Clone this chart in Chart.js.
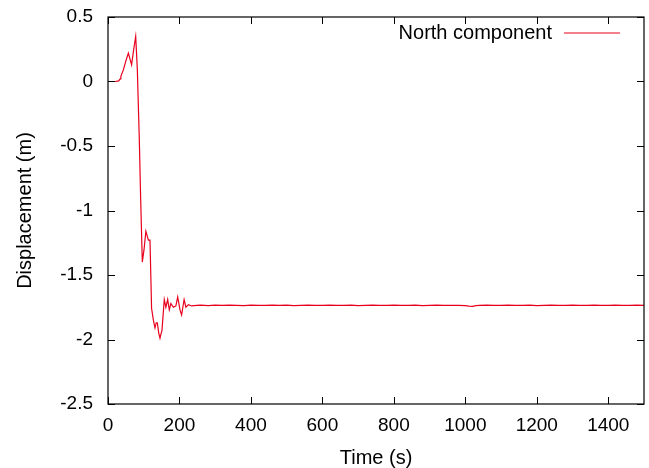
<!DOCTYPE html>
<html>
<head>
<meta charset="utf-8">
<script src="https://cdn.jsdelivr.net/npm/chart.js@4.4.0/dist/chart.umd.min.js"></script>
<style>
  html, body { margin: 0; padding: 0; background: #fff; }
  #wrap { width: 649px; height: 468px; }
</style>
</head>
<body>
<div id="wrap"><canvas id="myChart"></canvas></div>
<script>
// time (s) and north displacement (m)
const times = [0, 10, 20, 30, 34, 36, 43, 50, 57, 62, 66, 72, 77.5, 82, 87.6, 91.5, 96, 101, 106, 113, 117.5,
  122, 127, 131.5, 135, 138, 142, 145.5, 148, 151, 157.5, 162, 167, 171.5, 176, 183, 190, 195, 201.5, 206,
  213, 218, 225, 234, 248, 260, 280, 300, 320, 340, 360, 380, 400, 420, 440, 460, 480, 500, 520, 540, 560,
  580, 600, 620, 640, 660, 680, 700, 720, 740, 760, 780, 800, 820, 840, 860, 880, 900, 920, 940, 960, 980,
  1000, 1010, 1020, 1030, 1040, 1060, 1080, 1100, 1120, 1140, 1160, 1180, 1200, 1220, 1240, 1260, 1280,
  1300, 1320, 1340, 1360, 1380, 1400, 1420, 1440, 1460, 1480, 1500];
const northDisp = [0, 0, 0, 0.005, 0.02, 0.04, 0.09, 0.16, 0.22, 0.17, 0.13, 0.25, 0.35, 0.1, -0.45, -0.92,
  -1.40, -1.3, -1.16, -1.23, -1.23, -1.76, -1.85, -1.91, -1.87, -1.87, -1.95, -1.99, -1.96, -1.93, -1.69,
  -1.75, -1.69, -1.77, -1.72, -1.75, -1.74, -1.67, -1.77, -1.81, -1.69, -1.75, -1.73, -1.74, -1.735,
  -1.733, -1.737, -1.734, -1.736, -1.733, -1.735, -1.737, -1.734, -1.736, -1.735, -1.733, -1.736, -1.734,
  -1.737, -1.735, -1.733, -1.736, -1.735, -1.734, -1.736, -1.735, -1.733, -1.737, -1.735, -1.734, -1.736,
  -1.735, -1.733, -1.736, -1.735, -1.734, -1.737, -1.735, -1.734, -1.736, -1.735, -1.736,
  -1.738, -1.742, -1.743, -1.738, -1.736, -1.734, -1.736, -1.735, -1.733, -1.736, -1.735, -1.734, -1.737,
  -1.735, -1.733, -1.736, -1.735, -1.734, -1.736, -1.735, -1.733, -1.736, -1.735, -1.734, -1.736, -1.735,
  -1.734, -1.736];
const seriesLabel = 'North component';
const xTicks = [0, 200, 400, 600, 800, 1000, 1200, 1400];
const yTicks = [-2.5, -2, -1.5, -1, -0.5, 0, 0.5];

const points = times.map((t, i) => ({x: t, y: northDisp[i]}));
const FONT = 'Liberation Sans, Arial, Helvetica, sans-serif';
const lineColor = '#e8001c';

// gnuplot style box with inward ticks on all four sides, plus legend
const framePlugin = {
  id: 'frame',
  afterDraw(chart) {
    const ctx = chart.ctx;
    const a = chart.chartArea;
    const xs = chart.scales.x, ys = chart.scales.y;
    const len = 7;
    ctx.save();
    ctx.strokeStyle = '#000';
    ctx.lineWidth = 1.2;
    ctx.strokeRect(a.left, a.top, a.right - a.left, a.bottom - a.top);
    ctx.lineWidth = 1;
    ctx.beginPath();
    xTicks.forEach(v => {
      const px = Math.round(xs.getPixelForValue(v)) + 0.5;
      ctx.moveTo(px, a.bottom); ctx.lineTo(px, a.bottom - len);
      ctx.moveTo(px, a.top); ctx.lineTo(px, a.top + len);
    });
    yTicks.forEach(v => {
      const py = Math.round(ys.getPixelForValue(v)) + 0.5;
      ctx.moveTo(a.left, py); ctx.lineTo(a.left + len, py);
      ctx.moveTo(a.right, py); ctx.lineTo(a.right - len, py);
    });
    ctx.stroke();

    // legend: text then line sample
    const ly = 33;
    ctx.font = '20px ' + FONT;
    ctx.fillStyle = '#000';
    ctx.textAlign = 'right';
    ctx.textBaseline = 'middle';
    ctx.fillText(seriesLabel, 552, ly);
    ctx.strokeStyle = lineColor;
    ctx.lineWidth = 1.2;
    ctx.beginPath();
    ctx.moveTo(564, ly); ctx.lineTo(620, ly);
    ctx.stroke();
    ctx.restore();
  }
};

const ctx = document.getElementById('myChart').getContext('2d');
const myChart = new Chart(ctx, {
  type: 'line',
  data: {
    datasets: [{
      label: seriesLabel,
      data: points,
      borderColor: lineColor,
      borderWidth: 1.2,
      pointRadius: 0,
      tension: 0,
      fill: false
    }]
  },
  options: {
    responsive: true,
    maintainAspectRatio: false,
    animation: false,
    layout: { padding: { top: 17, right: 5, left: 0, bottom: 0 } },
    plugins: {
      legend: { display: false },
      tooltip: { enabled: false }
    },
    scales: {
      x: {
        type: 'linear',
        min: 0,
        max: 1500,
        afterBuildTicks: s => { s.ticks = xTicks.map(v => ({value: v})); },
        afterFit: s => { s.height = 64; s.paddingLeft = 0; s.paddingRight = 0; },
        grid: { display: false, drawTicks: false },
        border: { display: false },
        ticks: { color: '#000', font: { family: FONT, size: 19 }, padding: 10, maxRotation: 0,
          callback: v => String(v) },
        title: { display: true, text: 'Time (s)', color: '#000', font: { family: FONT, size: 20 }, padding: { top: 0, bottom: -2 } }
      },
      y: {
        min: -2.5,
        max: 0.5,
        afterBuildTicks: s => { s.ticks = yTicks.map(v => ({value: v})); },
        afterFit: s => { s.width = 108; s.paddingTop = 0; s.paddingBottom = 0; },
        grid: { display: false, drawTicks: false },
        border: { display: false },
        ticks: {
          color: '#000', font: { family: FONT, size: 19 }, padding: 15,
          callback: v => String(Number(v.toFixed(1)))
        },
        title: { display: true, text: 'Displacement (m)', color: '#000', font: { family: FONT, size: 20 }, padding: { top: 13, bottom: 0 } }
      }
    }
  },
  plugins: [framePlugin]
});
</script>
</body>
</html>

* * * *

PROBLEM TO WORK ON
Leave out the pictures and copy the rest of the material above exactly.

WRITTEN ANSWER
Clone this chart in Chart.js.
<!DOCTYPE html>
<html>
<head>
<meta charset="utf-8">
<script src="https://cdn.jsdelivr.net/npm/chart.js@4.4.0/dist/chart.umd.min.js"></script>
<style>
  html, body { margin: 0; padding: 0; background: #fff; }
  #wrap { width: 649px; height: 468px; }
</style>
</head>
<body>
<div id="wrap"><canvas id="myChart"></canvas></div>
<script>
// time (s) and north displacement (m)
const times = [0, 10, 20, 30, 34, 36, 43, 50, 57, 62, 66, 72, 77.5, 82, 87.6, 91.5, 96, 101, 106, 113, 117.5,
  122, 127, 131.5, 135, 138, 142, 145.5, 148, 151, 157.5, 162, 167, 171.5, 176, 183, 190, 195, 201.5, 206,
  213, 218, 225, 234, 248, 260, 280, 300, 320, 340, 360, 380, 400, 420, 440, 460, 480, 500, 520, 540, 560,
  580, 600, 620, 640, 660, 680, 700, 720, 740, 760, 780, 800, 820, 840, 860, 880, 900, 920, 940, 960, 980,
  1000, 1010, 1020, 1030, 1040, 1060, 1080, 1100, 1120, 1140, 1160, 1180, 1200, 1220, 1240, 1260, 1280,
  1300, 1320, 1340, 1360, 1380, 1400, 1420, 1440, 1460, 1480, 1500];
const northDisp = [0, 0, 0, 0.005, 0.02, 0.04, 0.09, 0.16, 0.22, 0.17, 0.13, 0.25, 0.35, 0.1, -0.45, -0.92,
  -1.40, -1.3, -1.16, -1.23, -1.23, -1.76, -1.85, -1.91, -1.87, -1.87, -1.95, -1.99, -1.96, -1.93, -1.69,
  -1.75, -1.69, -1.77, -1.72, -1.75, -1.74, -1.67, -1.77, -1.81, -1.69, -1.75, -1.73, -1.74, -1.735,
  -1.733, -1.737, -1.734, -1.736, -1.733, -1.735, -1.737, -1.734, -1.736, -1.735, -1.733, -1.736, -1.734,
  -1.737, -1.735, -1.733, -1.736, -1.735, -1.734, -1.736, -1.735, -1.733, -1.737, -1.735, -1.734, -1.736,
  -1.735, -1.733, -1.736, -1.735, -1.734, -1.737, -1.735, -1.734, -1.736, -1.735, -1.736,
  -1.738, -1.742, -1.743, -1.738, -1.736, -1.734, -1.736, -1.735, -1.733, -1.736, -1.735, -1.734, -1.737,
  -1.735, -1.733, -1.736, -1.735, -1.734, -1.736, -1.735, -1.733, -1.736, -1.735, -1.734, -1.736, -1.735,
  -1.734, -1.736];
const seriesLabel = 'North component';
const xTicks = [0, 200, 400, 600, 800, 1000, 1200, 1400];
const yTicks = [-2.5, -2, -1.5, -1, -0.5, 0, 0.5];

const points = times.map((t, i) => ({x: t, y: northDisp[i]}));
const FONT = 'Liberation Sans, Arial, Helvetica, sans-serif';
const lineColor = '#e8001c';

// gnuplot style box with inward ticks on all four sides, plus legend
const framePlugin = {
  id: 'frame',
  afterDraw(chart) {
    const ctx = chart.ctx;
    const a = chart.chartArea;
    const xs = chart.scales.x, ys = chart.scales.y;
    const len = 7;
    ctx.save();
    ctx.strokeStyle = '#000';
    ctx.lineWidth = 1.2;
    ctx.strokeRect(a.left, a.top, a.right - a.left, a.bottom - a.top);
    ctx.lineWidth = 1;
    ctx.beginPath();
    xTicks.forEach(v => {
      const px = Math.round(xs.getPixelForValue(v)) + 0.5;
      ctx.moveTo(px, a.bottom); ctx.lineTo(px, a.bottom - len);
      ctx.moveTo(px, a.top); ctx.lineTo(px, a.top + len);
    });
    yTicks.forEach(v => {
      const py = Math.round(ys.getPixelForValue(v)) + 0.5;
      ctx.moveTo(a.left, py); ctx.lineTo(a.left + len, py);
      ctx.moveTo(a.right, py); ctx.lineTo(a.right - len, py);
    });
    ctx.stroke();

    // legend: text then line sample
    const ly = 33;
    ctx.font = '20px ' + FONT;
    ctx.fillStyle = '#000';
    ctx.textAlign = 'right';
    ctx.textBaseline = 'middle';
    ctx.fillText(seriesLabel, 552, ly);
    ctx.strokeStyle = lineColor;
    ctx.lineWidth = 1.2;
    ctx.beginPath();
    ctx.moveTo(564, ly); ctx.lineTo(620, ly);
    ctx.stroke();
    ctx.restore();
  }
};

const ctx = document.getElementById('myChart').getContext('2d');
const myChart = new Chart(ctx, {
  type: 'line',
  data: {
    datasets: [{
      label: seriesLabel,
      data: points,
      borderColor: lineColor,
      borderWidth: 1.2,
      pointRadius: 0,
      tension: 0,
      fill: false
    }]
  },
  options: {
    responsive: true,
    maintainAspectRatio: false,
    animation: false,
    layout: { padding: { top: 17, right: 5, left: 0, bottom: 0 } },
    plugins: {
      legend: { display: false },
      tooltip: { enabled: false }
    },
    scales: {
      x: {
        type: 'linear',
        min: 0,
        max: 1500,
        afterBuildTicks: s => { s.ticks = xTicks.map(v => ({value: v})); },
        afterFit: s => { s.height = 64; s.paddingLeft = 0; s.paddingRight = 0; },
        grid: { display: false, drawTicks: false },
        border: { display: false },
        ticks: { color: '#000', font: { family: FONT, size: 19 }, padding: 10, maxRotation: 0,
          callback: v => String(v) },
        title: { display: true, text: 'Time (s)', color: '#000', font: { family: FONT, size: 20 }, padding: { top: 0, bottom: -2 } }
      },
      y: {
        min: -2.5,
        max: 0.5,
        afterBuildTicks: s => { s.ticks = yTicks.map(v => ({value: v})); },
        afterFit: s => { s.width = 108; s.paddingTop = 0; s.paddingBottom = 0; },
        grid: { display: false, drawTicks: false },
        border: { display: false },
        ticks: {
          color: '#000', font: { family: FONT, size: 19 }, padding: 15,
          callback: v => String(Number(v.toFixed(1)))
        },
        title: { display: true, text: 'Displacement (m)', color: '#000', font: { family: FONT, size: 20 }, padding: { top: 13, bottom: 0 } }
      }
    }
  },
  plugins: [framePlugin]
});
</script>
</body>
</html>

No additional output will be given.